A mi escritorio llegan, todas las semanas, los antecedentes de jóvenes arquitectos recién egresados, llenos de ilusión por comenzar la vida profesional para la que se prepararon con gran esfuerzo durante largos años. A todos les contesto de la misma manera: que será un camino difícil, una competencia formidable entre miles de semejantes en un mercado no sólo exclusivo sino indiferente al rol del arquitecto, y que posiblemente una fórmula de supervivencia sea la máxima diversificación del campo profesional y de los propios talentos personales. Queda entendido que en esta búsqueda de oportunidades no deberán jamás transarse los ineludibles principios de responsabilidad social y ética profesional, y que si bien ese compromiso no garantizará hacerse rico, al menos garantizará la satisfacción de una vida honrada. Que no existe arquitecto sin visión política; es decir, de ciudad, de mundo. Y buena suerte.

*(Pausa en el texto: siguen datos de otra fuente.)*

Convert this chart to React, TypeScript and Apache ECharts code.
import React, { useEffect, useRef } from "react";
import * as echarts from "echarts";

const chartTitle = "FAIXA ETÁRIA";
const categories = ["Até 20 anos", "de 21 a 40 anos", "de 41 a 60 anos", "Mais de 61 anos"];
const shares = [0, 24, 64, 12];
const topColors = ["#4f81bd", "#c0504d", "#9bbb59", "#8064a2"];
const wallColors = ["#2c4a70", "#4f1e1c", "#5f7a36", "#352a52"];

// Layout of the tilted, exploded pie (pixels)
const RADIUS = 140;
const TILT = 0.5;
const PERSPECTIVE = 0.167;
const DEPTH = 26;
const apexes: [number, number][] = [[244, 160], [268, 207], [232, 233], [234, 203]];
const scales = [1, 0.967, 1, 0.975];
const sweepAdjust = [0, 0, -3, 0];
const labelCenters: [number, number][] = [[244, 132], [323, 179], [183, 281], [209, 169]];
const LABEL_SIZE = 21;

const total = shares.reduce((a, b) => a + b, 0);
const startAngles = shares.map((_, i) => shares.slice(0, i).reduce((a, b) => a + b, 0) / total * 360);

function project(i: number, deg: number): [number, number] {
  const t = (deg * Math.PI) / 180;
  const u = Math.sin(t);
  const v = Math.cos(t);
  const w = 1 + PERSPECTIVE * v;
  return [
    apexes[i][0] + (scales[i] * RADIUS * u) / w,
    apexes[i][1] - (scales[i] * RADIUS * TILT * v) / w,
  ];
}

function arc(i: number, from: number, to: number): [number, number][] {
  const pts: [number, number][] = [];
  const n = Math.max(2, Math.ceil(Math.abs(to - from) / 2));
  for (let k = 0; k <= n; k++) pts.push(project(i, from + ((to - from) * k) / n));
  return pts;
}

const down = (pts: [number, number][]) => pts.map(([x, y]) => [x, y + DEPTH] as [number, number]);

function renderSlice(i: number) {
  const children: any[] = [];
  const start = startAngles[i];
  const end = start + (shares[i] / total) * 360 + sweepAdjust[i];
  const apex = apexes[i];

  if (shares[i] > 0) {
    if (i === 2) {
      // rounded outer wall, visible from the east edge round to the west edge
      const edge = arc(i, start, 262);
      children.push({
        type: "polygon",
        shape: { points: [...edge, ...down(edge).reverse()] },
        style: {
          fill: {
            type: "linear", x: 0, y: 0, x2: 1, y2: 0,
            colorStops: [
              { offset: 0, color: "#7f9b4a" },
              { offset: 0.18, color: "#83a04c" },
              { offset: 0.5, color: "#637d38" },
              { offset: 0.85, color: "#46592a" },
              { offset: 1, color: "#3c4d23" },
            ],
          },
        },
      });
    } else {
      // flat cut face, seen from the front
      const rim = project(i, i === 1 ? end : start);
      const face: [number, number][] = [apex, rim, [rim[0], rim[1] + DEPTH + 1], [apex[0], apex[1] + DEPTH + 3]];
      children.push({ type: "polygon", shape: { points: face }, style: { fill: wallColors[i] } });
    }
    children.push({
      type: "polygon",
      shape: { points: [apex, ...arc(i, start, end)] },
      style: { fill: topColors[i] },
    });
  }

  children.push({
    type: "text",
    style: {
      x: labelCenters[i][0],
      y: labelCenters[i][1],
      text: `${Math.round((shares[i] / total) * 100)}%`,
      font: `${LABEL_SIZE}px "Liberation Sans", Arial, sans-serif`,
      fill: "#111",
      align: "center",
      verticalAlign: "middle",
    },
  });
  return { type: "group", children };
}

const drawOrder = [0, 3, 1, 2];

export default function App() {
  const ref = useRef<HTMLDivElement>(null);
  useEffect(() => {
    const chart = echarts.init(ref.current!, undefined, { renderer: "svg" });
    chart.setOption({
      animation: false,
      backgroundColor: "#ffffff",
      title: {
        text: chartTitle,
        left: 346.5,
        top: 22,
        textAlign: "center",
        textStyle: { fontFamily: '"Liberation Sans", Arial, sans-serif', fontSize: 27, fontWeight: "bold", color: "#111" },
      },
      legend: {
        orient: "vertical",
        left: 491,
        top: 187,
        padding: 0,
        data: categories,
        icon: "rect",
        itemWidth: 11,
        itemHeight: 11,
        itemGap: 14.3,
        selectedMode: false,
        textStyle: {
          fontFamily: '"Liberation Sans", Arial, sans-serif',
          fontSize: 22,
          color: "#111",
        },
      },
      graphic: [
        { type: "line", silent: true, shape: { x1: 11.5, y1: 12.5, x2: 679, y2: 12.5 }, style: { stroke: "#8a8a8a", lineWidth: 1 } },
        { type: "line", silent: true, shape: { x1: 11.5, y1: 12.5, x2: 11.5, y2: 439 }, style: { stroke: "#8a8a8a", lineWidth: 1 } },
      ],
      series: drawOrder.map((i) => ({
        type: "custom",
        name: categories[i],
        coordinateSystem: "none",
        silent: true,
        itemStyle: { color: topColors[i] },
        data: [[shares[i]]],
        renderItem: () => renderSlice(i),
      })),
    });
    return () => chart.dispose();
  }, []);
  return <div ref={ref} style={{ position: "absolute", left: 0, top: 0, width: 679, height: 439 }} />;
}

En los últimos treinta años el número de escuelas de arquitectura en Chile se ha multiplicado desde las tradicionales 6 hasta las 48 o más de hoy, mientras la población ha crecido un 50% en igual período. Fiel a la filosofía económica que nos transformó en un país aparentemente próspero, el Estado no se arroga atribuciones para limitar la admisión a escuelas profesionales de acuerdo a las reales necesidades del país, y tampoco se interesa en velar por la calidad académica impartida que es, de hecho, escandalosamente desigual.

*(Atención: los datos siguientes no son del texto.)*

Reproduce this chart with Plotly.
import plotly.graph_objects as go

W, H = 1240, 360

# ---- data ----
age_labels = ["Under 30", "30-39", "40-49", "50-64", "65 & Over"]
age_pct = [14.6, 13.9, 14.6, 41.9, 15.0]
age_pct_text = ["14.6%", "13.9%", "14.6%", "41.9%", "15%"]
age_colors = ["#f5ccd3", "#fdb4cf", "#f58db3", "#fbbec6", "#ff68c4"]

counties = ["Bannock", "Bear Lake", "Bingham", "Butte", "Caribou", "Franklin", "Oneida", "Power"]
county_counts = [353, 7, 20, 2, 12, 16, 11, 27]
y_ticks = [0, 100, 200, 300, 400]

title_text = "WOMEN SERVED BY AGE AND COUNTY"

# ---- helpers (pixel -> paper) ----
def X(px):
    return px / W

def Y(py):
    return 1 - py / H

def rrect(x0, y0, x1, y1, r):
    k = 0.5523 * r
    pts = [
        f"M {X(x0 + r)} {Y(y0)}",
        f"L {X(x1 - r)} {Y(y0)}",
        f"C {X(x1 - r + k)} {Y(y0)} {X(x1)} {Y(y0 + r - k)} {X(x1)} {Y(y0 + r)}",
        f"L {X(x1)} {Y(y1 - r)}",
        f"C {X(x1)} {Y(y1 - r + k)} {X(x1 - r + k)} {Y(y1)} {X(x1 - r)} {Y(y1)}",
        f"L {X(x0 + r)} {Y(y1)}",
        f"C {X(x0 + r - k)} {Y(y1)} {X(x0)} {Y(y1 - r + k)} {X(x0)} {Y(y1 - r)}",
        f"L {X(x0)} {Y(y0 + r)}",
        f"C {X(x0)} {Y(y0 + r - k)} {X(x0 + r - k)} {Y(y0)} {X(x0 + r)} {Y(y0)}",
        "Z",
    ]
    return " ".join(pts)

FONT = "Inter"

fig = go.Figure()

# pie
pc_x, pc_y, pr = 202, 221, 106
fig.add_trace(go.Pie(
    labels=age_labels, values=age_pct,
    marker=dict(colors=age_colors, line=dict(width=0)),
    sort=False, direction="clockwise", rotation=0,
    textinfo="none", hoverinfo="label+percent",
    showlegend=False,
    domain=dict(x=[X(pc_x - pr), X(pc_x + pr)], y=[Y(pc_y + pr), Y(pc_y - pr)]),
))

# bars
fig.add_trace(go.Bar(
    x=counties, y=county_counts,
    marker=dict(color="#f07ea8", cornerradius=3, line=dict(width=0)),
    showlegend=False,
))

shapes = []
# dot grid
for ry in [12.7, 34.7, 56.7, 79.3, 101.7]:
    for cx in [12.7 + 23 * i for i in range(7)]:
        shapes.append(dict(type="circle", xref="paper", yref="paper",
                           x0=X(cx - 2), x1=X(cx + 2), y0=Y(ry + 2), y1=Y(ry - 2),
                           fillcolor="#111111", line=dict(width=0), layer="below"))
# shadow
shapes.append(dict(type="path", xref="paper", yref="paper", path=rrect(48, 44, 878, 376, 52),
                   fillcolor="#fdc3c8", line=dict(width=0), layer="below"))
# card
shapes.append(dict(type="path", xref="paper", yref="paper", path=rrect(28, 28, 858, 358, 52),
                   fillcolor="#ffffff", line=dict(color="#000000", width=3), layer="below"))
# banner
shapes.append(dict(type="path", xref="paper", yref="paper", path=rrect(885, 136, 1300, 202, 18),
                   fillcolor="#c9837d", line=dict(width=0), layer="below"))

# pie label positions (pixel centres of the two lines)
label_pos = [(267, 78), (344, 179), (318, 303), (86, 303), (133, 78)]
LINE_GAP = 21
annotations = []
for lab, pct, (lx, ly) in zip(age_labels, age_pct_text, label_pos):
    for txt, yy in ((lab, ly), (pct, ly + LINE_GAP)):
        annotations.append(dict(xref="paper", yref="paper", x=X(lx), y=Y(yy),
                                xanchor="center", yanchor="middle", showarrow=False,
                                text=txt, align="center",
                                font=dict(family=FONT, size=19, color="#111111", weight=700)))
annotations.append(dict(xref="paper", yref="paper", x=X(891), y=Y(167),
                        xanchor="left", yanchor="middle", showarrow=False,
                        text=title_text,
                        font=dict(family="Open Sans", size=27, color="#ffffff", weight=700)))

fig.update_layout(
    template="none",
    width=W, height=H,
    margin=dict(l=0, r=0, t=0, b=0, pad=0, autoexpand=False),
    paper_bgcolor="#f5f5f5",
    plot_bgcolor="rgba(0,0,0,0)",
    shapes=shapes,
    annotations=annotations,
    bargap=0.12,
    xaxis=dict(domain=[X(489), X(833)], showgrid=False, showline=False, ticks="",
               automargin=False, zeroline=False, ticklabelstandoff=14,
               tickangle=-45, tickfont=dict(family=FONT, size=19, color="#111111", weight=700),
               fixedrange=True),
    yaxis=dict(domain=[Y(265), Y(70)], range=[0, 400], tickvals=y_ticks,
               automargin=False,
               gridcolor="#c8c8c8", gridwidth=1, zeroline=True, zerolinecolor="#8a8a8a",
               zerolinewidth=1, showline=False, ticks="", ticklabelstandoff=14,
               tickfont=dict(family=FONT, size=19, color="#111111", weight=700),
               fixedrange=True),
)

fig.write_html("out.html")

La enseñanza de la arquitectura combina materias objetivas y principios filosóficos con una transmisión de experiencias vitales. Jamás se ha convenido en un método infalible para enseñar arquitectura, pero existen mínimos requisitos -obvios y universales, en realidad- para hacerlo responsablemente: alumnos con una aceptable instrucción previa, una planta académica experimentada, un programa de estudios coherente y estable, una sólida biblioteca. En Chile, por una razón u otra, escuelas así son las menos, de modo que entre las nuevas oleadas de egresados habrá sin duda diferencias irremontables. El Estado no garantiza calidad, y la premisa de que en educación "el mercado se regula solo" ha resultado ser un chiste cruel para un importante porcentaje de jóvenes que verán frustradas sus aspiraciones y desperdiciados sus esfuerzos. Pierde también el país, al equivocar el rumbo y malgastar sus recursos. Sólo ganan las universidades, alimentadas de la obsesiva pretensión nacional por el estatus del título profesional, consecuencia de la feroz distinción de clases que por generaciones debilita a la sociedad chilena, cuando lo que el país de verdad necesita es un ejército de orgullosos técnicos y obreros, altamente calificados y tan bien pagados como el profesional más competente.